**Work required**
Begin at the first line of the data and copy each line through the one containing "36, 38, 39];", that line included, with no pictures.

**Source excerpt**

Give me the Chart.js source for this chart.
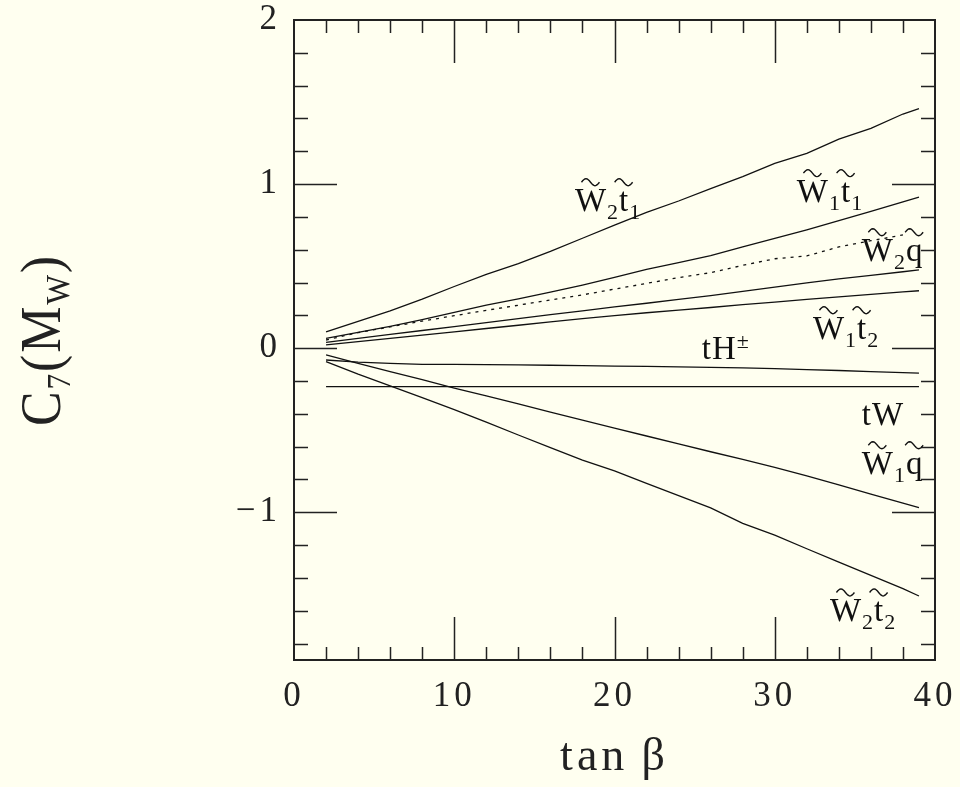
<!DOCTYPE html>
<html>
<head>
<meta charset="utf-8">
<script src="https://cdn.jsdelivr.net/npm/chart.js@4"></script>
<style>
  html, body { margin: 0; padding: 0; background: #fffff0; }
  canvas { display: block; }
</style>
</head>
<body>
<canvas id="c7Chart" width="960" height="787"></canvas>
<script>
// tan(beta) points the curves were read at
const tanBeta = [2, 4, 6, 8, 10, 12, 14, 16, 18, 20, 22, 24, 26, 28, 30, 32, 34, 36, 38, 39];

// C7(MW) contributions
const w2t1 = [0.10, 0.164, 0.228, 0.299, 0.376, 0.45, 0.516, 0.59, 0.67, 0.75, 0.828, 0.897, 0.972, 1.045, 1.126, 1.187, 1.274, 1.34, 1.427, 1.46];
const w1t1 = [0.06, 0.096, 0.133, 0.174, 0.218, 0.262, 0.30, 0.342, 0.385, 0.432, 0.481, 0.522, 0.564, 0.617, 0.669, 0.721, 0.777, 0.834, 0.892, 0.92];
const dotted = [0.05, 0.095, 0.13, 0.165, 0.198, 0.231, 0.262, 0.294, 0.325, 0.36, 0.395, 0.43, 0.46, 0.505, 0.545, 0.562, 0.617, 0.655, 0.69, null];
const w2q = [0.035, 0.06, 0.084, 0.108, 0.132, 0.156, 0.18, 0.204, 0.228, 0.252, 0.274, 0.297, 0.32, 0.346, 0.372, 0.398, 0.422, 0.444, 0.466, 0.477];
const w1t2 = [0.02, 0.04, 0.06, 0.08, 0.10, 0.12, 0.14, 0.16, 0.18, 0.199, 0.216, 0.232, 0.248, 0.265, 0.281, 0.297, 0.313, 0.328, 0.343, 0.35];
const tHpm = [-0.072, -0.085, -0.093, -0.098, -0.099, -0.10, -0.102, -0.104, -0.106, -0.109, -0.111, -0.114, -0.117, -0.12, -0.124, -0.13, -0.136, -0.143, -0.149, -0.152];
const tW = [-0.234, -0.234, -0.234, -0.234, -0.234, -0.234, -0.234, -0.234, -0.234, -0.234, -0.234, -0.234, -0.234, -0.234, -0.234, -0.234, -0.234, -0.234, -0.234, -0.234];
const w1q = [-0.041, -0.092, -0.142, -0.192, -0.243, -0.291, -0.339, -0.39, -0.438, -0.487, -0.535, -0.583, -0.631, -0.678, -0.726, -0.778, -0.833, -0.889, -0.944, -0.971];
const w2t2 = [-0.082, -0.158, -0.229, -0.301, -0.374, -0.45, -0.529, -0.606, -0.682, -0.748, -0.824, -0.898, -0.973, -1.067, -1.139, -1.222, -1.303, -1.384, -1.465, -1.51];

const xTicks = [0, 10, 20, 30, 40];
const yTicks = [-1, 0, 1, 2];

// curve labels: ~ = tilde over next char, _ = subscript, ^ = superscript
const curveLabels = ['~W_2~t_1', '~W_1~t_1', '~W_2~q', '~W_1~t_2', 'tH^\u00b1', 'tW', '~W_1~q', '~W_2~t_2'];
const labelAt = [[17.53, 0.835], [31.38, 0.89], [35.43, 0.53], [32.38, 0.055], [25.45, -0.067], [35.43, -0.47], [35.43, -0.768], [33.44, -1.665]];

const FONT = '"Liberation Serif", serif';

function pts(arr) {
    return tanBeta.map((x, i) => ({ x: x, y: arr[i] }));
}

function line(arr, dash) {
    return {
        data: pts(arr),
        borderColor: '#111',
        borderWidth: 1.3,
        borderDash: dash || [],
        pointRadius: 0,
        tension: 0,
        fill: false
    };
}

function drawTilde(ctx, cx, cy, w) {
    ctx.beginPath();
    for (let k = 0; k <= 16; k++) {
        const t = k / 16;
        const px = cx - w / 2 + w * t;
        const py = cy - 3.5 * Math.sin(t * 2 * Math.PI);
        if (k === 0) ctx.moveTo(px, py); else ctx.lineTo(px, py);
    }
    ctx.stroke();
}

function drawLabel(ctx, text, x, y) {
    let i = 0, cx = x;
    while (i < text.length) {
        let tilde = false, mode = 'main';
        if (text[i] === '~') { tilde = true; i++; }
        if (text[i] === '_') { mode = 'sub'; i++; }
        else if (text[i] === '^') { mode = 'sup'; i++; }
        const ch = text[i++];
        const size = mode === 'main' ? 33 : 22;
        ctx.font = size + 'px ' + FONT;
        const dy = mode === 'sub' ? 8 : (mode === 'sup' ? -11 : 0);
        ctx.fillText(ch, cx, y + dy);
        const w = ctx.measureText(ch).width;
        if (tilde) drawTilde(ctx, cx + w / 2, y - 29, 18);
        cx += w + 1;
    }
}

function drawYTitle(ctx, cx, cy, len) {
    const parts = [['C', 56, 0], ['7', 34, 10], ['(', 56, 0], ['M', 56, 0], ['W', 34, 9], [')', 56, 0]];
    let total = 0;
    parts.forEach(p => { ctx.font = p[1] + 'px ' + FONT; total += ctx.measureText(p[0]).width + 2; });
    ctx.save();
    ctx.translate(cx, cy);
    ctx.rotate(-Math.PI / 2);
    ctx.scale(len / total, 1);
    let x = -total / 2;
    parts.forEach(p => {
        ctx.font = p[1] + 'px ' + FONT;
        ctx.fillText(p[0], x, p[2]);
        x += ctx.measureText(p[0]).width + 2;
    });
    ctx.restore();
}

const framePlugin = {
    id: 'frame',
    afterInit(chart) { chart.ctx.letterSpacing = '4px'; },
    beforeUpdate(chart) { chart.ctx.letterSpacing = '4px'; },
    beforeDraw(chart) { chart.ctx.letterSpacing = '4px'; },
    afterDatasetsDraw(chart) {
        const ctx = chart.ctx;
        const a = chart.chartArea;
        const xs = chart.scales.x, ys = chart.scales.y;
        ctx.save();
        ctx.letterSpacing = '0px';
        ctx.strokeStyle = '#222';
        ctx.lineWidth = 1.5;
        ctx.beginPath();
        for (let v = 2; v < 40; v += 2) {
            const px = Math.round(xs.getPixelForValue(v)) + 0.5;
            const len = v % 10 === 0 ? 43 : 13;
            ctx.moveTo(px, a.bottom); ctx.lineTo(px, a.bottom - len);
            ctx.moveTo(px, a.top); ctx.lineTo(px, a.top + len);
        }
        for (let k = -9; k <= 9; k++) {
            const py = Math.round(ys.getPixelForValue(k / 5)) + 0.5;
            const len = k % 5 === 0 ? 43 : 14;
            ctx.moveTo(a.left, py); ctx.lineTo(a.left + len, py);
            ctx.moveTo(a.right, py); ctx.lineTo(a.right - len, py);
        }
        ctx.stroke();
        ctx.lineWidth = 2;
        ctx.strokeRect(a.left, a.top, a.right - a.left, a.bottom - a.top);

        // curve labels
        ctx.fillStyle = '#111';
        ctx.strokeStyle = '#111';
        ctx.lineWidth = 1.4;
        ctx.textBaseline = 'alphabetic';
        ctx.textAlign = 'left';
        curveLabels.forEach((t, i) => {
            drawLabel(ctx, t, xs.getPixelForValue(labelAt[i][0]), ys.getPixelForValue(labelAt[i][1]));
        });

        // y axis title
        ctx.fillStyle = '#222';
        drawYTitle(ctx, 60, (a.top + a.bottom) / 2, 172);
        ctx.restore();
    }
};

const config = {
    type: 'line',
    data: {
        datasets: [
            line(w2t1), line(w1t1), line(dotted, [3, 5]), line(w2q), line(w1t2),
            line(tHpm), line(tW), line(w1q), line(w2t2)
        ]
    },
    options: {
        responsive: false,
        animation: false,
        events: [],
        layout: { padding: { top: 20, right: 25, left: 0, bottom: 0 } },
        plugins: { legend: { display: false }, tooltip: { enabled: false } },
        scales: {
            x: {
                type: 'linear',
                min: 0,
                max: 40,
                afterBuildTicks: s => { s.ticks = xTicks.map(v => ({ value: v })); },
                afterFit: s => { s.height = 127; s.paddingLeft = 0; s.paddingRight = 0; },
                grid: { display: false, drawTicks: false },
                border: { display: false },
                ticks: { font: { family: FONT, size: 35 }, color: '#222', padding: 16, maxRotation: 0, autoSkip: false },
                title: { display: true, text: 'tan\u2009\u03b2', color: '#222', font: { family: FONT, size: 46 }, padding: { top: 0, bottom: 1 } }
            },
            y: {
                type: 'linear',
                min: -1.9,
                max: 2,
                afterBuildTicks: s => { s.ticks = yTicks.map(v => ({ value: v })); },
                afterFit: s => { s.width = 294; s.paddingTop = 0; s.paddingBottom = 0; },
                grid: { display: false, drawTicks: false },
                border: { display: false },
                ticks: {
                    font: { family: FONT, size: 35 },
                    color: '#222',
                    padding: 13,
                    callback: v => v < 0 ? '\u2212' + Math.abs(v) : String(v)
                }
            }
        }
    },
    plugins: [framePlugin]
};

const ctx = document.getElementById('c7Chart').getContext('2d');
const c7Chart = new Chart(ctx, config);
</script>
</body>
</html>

**Exercise solution**
Give me the Chart.js source for this chart.
<!DOCTYPE html>
<html>
<head>
<meta charset="utf-8">
<script src="https://cdn.jsdelivr.net/npm/chart.js@4"></script>
<style>
  html, body { margin: 0; padding: 0; background: #fffff0; }
  canvas { display: block; }
</style>
</head>
<body>
<canvas id="c7Chart" width="960" height="787"></canvas>
<script>
// tan(beta) points the curves were read at
const tanBeta = [2, 4, 6, 8, 10, 12, 14, 16, 18, 20, 22, 24, 26, 28, 30, 32, 34, 36, 38, 39];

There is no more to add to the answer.